TASK TO CARRY OUT: Below are some entries. Transcribe the lines from the one holding "Convert this chart to Bokeh code." to the one holding "items.append(LegendItem(label=name, renderers=[r]))", inclusive, but not the pictures among them.

GIVEN RECORDS:
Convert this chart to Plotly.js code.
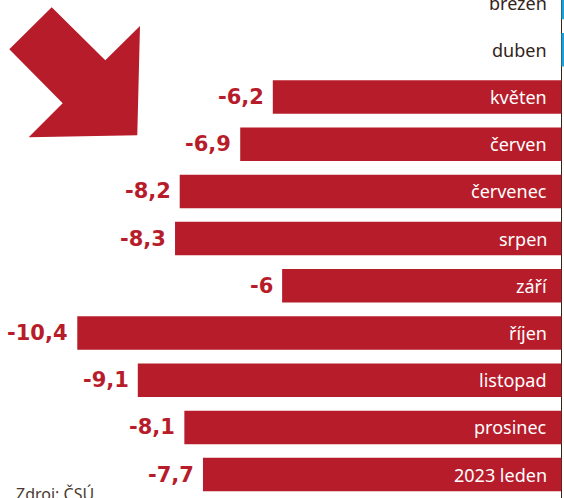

--

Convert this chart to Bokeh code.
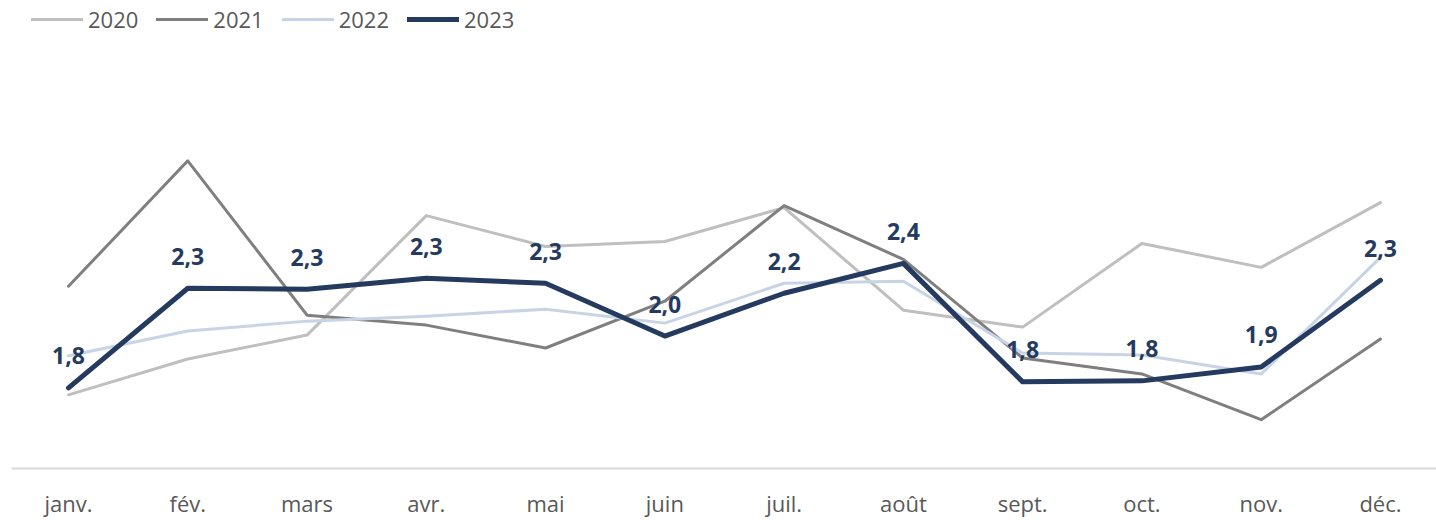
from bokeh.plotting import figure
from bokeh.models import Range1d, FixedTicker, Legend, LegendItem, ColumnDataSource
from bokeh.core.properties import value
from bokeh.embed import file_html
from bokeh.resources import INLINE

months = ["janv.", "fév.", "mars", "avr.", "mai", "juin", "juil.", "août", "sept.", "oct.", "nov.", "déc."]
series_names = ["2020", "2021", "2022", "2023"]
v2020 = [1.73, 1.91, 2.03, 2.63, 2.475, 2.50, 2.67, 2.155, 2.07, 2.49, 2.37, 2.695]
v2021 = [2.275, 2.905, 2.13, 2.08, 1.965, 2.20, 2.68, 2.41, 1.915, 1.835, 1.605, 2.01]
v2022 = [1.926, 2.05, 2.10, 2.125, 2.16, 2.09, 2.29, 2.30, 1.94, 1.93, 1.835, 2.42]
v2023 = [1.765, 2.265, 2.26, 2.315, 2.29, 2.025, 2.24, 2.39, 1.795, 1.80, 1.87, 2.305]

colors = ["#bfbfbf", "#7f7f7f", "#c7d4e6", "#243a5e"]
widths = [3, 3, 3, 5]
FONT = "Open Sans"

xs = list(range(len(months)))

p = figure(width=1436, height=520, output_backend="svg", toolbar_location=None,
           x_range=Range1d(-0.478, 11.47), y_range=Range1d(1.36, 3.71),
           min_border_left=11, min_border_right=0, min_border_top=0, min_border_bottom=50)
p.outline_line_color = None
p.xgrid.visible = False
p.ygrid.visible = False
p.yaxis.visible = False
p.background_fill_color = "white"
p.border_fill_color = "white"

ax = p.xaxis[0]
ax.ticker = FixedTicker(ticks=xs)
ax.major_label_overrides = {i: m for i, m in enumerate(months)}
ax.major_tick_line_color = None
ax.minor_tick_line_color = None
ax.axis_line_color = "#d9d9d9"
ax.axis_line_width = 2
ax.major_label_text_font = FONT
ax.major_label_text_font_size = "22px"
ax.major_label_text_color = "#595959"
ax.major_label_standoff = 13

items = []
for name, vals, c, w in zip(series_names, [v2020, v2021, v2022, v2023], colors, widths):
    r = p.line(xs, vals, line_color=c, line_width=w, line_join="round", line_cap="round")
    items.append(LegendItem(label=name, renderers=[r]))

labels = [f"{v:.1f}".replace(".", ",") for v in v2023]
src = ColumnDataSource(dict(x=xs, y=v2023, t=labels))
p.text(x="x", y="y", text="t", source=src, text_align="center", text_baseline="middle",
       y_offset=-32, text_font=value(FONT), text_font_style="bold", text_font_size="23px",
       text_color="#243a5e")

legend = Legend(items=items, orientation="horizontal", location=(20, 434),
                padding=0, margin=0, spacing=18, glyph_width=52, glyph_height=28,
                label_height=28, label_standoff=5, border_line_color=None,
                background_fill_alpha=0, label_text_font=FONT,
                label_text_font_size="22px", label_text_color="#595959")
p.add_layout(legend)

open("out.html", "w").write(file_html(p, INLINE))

RESULT OF THIS TASK:
Convert this chart to Bokeh code.
from bokeh.plotting import figure
from bokeh.models import Range1d, FixedTicker, Legend, LegendItem, ColumnDataSource
from bokeh.core.properties import value
from bokeh.embed import file_html
from bokeh.resources import INLINE

months = ["janv.", "fév.", "mars", "avr.", "mai", "juin", "juil.", "août", "sept.", "oct.", "nov.", "déc."]
series_names = ["2020", "2021", "2022", "2023"]
v2020 = [1.73, 1.91, 2.03, 2.63, 2.475, 2.50, 2.67, 2.155, 2.07, 2.49, 2.37, 2.695]
v2021 = [2.275, 2.905, 2.13, 2.08, 1.965, 2.20, 2.68, 2.41, 1.915, 1.835, 1.605, 2.01]
v2022 = [1.926, 2.05, 2.10, 2.125, 2.16, 2.09, 2.29, 2.30, 1.94, 1.93, 1.835, 2.42]
v2023 = [1.765, 2.265, 2.26, 2.315, 2.29, 2.025, 2.24, 2.39, 1.795, 1.80, 1.87, 2.305]

colors = ["#bfbfbf", "#7f7f7f", "#c7d4e6", "#243a5e"]
widths = [3, 3, 3, 5]
FONT = "Open Sans"

xs = list(range(len(months)))

p = figure(width=1436, height=520, output_backend="svg", toolbar_location=None,
           x_range=Range1d(-0.478, 11.47), y_range=Range1d(1.36, 3.71),
           min_border_left=11, min_border_right=0, min_border_top=0, min_border_bottom=50)
p.outline_line_color = None
p.xgrid.visible = False
p.ygrid.visible = False
p.yaxis.visible = False
p.background_fill_color = "white"
p.border_fill_color = "white"

ax = p.xaxis[0]
ax.ticker = FixedTicker(ticks=xs)
ax.major_label_overrides = {i: m for i, m in enumerate(months)}
ax.major_tick_line_color = None
ax.minor_tick_line_color = None
ax.axis_line_color = "#d9d9d9"
ax.axis_line_width = 2
ax.major_label_text_font = FONT
ax.major_label_text_font_size = "22px"
ax.major_label_text_color = "#595959"
ax.major_label_standoff = 13

items = []
for name, vals, c, w in zip(series_names, [v2020, v2021, v2022, v2023], colors, widths):
    r = p.line(xs, vals, line_color=c, line_width=w, line_join="round", line_cap="round")
    items.append(LegendItem(label=name, renderers=[r]))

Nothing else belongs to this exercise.